Title (goal)
High Volume of Concurrent Ingests
Primary ActorSubmitter
Scope 
Level 
Story

We need to be able to reliably load submission packages on a large scale from local network drives. We ingest many thousands of objects as part of a single batch submission. We would like to be able to ingest objects in the batch in parallel for higher throughput. The batches will not be part of a single Fedora transaction with rollback. (Our tools will sometimes pause, re-prioritize and then resume a batch ingest job.)

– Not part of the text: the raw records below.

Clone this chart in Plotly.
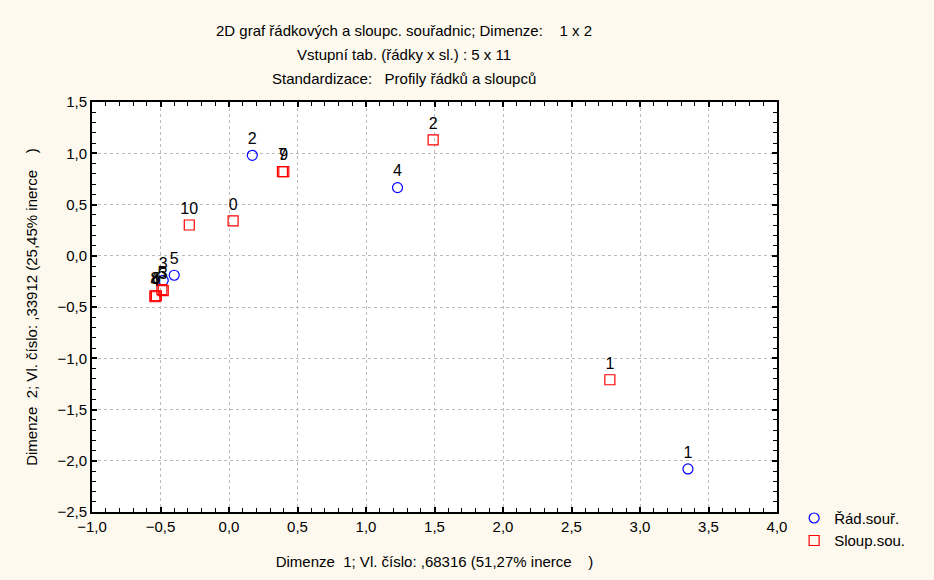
import plotly.graph_objects as go

# Row coordinates (Řád.souř.)
row_labels = ["1", "2", "3", "4", "5"]
row_dim1 = [3.35, 0.17, -0.48, 1.23, -0.40]
row_dim2 = [-2.08, 0.98, -0.24, 0.665, -0.19]

# Column coordinates (Sloup.sou.)
col_labels = ["0", "1", "2", "3", "4", "5", "6", "7", "8", "9", "10"]
col_dim1 = [0.03, 2.78, 1.49, -0.48, -0.54, -0.49, -0.53, 0.39, -0.54, 0.40, -0.29]
col_dim2 = [0.34, -1.21, 1.13, -0.34, -0.40, -0.33, -0.39, 0.82, -0.39, 0.82, 0.30]

x_ticks = [-1.0, -0.5, 0.0, 0.5, 1.0, 1.5, 2.0, 2.5, 3.0, 3.5, 4.0]
y_ticks = [-2.5, -2.0, -1.5, -1.0, -0.5, 0.0, 0.5, 1.0, 1.5]

title_lines = [
    "2D graf řádkových a sloupc. souřadnic; Dimenze:    1 x 2",
    "Vstupní tab. (řádky x sl.) : 5 x 11",
    "Standardizace:   Profily řádků a sloupců",
]
x_title = "Dimenze  1; Vl. číslo: ,68316 (51,27% inerce    )"
y_title = "Dimenze  2; Vl. číslo: ,33912 (25,45% inerce    )"

FONT = "Liberation Sans, Arial, sans-serif"

fig = go.Figure()
fig.add_trace(go.Scatter(
    x=row_dim1, y=row_dim2, mode="markers+text", name="Řád.souř.",
    text=row_labels, textposition="top center",
    textfont=dict(family=FONT, size=16, color="black"),
    marker=dict(symbol="circle-open", size=10, color="#0000FF", line=dict(width=1.2, color="#0000FF")),
))
fig.add_trace(go.Scatter(
    x=col_dim1, y=col_dim2, mode="markers+text", name="Sloup.sou.",
    text=col_labels, textposition="top center",
    textfont=dict(family=FONT, size=16, color="black"),
    marker=dict(symbol="square-open", size=10, color="#FF0000", line=dict(width=1.2, color="#FF0000")),
))

axis_common = dict(
    showline=True, linewidth=2, linecolor="black", mirror="ticks",
    ticks="inside", ticklen=5, tickwidth=1.5, tickcolor="black",
    showgrid=True, gridcolor="#BBBBBB", griddash="dot", gridwidth=1,
    zeroline=False, tickformat=".1f",
    tickfont=dict(family=FONT, size=15, color="black"),
    minor=dict(ticks="inside", ticklen=4, tickwidth=1.2, tickcolor="black", showgrid=False),
)

fig.update_xaxes(
    range=[-1.0, 4.0], tickvals=x_ticks, minor_dtick=0.1,
    title=dict(text=x_title, font=dict(family=FONT, size=15, color="black"), standoff=22),
    **axis_common,
)
fig.update_yaxes(
    range=[-2.5, 1.5], tickvals=y_ticks, minor_dtick=0.1,
    title=dict(text=y_title, font=dict(family=FONT, size=15, color="black"), standoff=16),
    **axis_common,
)

annotations = []
for i, (line, yy) in enumerate(zip(title_lines, [1.174, 1.117, 1.057])):
    annotations.append(dict(
        text=line, x=0.455, y=yy, xref="paper", yref="paper",
        showarrow=False, xanchor="center", yanchor="middle",
        font=dict(family=FONT, size=15, color="black"),
    ))

fig.update_layout(
    width=934, height=580,
    margin=dict(l=92, r=157, t=102, b=65),
    paper_bgcolor="#FDF9EE", plot_bgcolor="white",
    separators=", ",
    annotations=annotations,
    showlegend=True,
    legend=dict(
        x=1.025, y=0.025, xanchor="left", yanchor="top",
        bgcolor="rgba(0,0,0,0)", font=dict(family=FONT, size=15, color="black"),
        itemwidth=30, tracegroupgap=0,
    ),
)

fig.write_html("out.html")
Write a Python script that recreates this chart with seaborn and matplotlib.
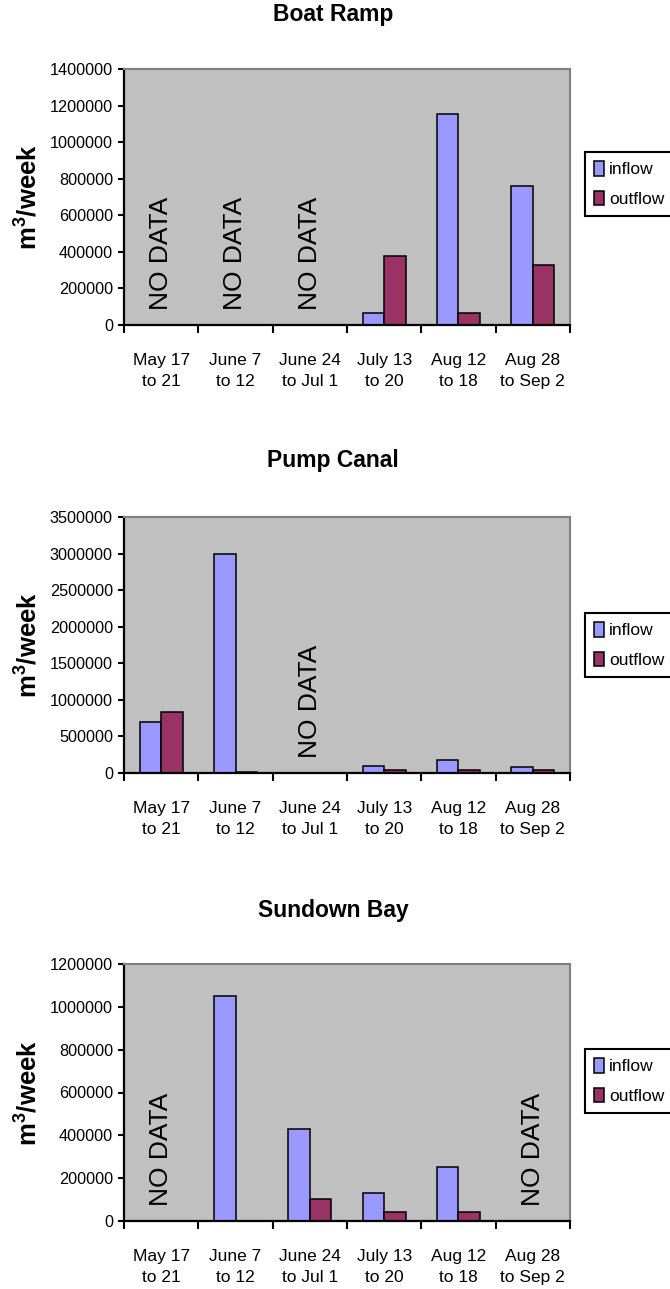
import numpy as np
import pandas as pd
import matplotlib
matplotlib.use("Agg")
import matplotlib.pyplot as plt
import matplotlib.transforms as mtransforms
import seaborn as sns

# ---------------- data ----------------
categories = ["May 17\nto 21", "June 7\nto 12", "June 24\nto Jul 1",
              "July 13\nto 20", "Aug 12\nto 18", "Aug 28\nto Sep 2"]
series = ["inflow", "outflow"]

boat_inflow = [np.nan, np.nan, np.nan, 65000, 1155000, 760000]
boat_outflow = [np.nan, np.nan, np.nan, 375000, 67000, 330000]

pump_inflow = [700000, 3000000, np.nan, 100000, 180000, 77000]
pump_outflow = [840000, 14000, np.nan, 45000, 45000, 45000]

sundown_inflow = [np.nan, 1050000, 430000, 132000, 251000, np.nan]
sundown_outflow = [np.nan, 0, 101000, 44000, 44000, np.nan]

titles = ["Boat Ramp", "Pump Canal", "Sundown Bay"]
no_data_index = [[0, 1, 2], [2], [0, 5]]
y_max = [1400000, 3500000, 1200000]
y_step = [200000, 500000, 200000]
ylabel = r"m$^{\mathbf{3}}$/week"

# ---------------- style ----------------
sns.set_style("white")
plt.rcParams["font.family"] = ["Liberation Sans", "DejaVu Sans"]
plt.rcParams["mathtext.fontset"] = "custom"
plt.rcParams["mathtext.rm"] = "Liberation Sans"
plt.rcParams["mathtext.bf"] = "Liberation Sans:bold"
for key in ["text.color", "axes.labelcolor", "xtick.color", "ytick.color"]:
    plt.rcParams[key] = "black"

W, H = 670, 1289
fig = plt.figure(figsize=(W / 100, H / 100), dpi=100)

# axes boxes in pixels (left, top, right, bottom)
boxes = [(124, 69, 570, 325), (124, 517, 570, 773), (124, 964, 570, 1221)]
title_base = [21, 467, 917]
legend_cy = [184, 645, 1081]

panels = [(boat_inflow, boat_outflow), (pump_inflow, pump_outflow),
          (sundown_inflow, sundown_outflow)]

for i, (inflow, outflow) in enumerate(panels):
    l, t, r, b = boxes[i]
    ax = fig.add_axes([l / W, 1 - b / H, (r - l) / W, (b - t) / H])
    df = pd.DataFrame({
        "period": categories * 2,
        "series": [series[0]] * len(categories) + [series[1]] * len(categories),
        "value": list(inflow) + list(outflow),
    })
    sns.barplot(data=df, x="period", y="value", hue="series",
                order=categories, hue_order=series,
                palette=["#9999FF", "#993366"], saturation=1,
                width=0.58, gap=0, edgecolor="black", linewidth=1.1,
                errorbar=None, ax=ax)
    ax.set_facecolor("#C0C0C0")
    ax.set_xlim(-0.5, len(categories) - 0.5)
    ax.set_ylim(0, y_max[i])
    for s in ["top", "right"]:
        ax.spines[s].set_color("#808080")
        ax.spines[s].set_linewidth(1.5)
    for s in ["left", "bottom"]:
        ax.spines[s].set_color("black")
        ax.spines[s].set_linewidth(1.6)

    major = np.arange(-0.5, len(categories), 1.0)
    ax.set_xticks(major)
    ax.set_xticklabels([""] * len(major))
    ax.set_xticks(np.arange(len(categories)), minor=True)
    ax.set_xticklabels(categories, minor=True, fontsize=12.5, linespacing=1.5,
                       color="black")
    ax.tick_params(axis="x", which="major", length=6, width=1.5,
                   direction="out", color="black", bottom=True)
    ax.tick_params(axis="x", which="minor", length=0, pad=20, bottom=True)

    yt = list(range(0, y_max[i] + 1, y_step[i]))
    ax.set_yticks(yt)
    ax.set_yticklabels([str(v) for v in yt], fontsize=11.7, color="black")
    ax.tick_params(axis="y", which="major", length=4, width=1.5,
                   direction="out", color="black", left=True, pad=4)
    ax.set_xlabel("")
    ax.set_ylabel("")

    trans = mtransforms.blended_transform_factory(ax.transData, ax.transAxes)
    for k in no_data_index[i]:
        ax.text(k, 0.06, "NO DATA", transform=trans, rotation=90,
                ha="center", va="bottom", fontsize=19, color="black")

    handles, labels = ax.get_legend_handles_labels()
    leg = ax.legend(handles, labels, loc="center left",
                    bbox_to_anchor=(585 / W, 1 - legend_cy[i] / H),
                    bbox_transform=fig.transFigure, frameon=True,
                    fancybox=False, shadow=False, edgecolor="black",
                    facecolor="white", framealpha=1, fontsize=12.5,
                    handlelength=0.6, handleheight=0.95, handletextpad=0.3,
                    labelspacing=0.75, borderpad=0.5, borderaxespad=0)
    leg.get_frame().set_linewidth(1.5)
    for txt in leg.get_texts():
        txt.set_color("black")

    fig.text(333 / W, 1 - title_base[i] / H, titles[i], ha="center",
             va="baseline", fontsize=16.5, fontweight="bold", color="black")
    fig.text(27 / W, 1 - ((t + b) / 2) / H, ylabel, rotation=90,
             ha="center", va="center", fontsize=18.5, fontweight="bold",
             color="black")

fig.savefig("out.png", dpi=100)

To support ongoing collection work an individual batch submission should take no longer than 2 days to ingest, given sufficient i/o and cluster resources. We anticipate approximately 10 submissions per month, each having 10k items and totaling 1TB. So that leaves a base ingest load of 100k items at 10TB per month, where each item is an object plus one primary data stream and around 4 smaller streams.

Scaling out to meet occasional load:

Our largest anticipated collection next year is a 10TB collection containing many video files. That would come in the form of perhaps 10 submission packages of 1TB each, containing files numbering in the hundreds. We'd like to be able to scale out our cluster to handle such an oversized collection without disrupting base ingest load.

That leaves a maximum ingest load of 200k items totaling 20TB per month.

Notes

Individual files in the video collection example will include HD video files that are several hours in length. So there will be files that extend to approx. 250GB (rough estimate of 4hrs JP2 at 1080p, 8bit color, 25fps)

2 Comments

  1. We already have some ingest performance data, which could be extrapolated out to compare with the performance targets in this ticket.

  2. Greg Jansen, the "ingest test matrix" rates achieved against the alpha-3 (linked above by David Wilcox) indicate the following characteristics:

    • Note, I am using the numbers from the UNC and UCSD test rows

    1. Extrapolation based on size:
      100 * 50-MB datastreams (i.e. 5-GB) of content ingested in ~140 seconds.
      This extrapolates into 1-TB in 28,000 seconds, or ~8 hours.
    2. Extrapolation based on number of objects:
      100 objects (or nodes) ingested in ~140 seconds
      This extrapolates into 60,000 nodes (1 item = 1 object + 5 datastreams) in 84,000 seconds, or ~24 hours.

    In either case, if the extrapolation is correct in assuming a linear scale, a basic single-server configuration would likely meet the requirement of performing the 60,000 node (or 1-TB) ingest in less than two days.

    Would you be able to perform an "at scale" test of your scenario to see if the calculations hold true?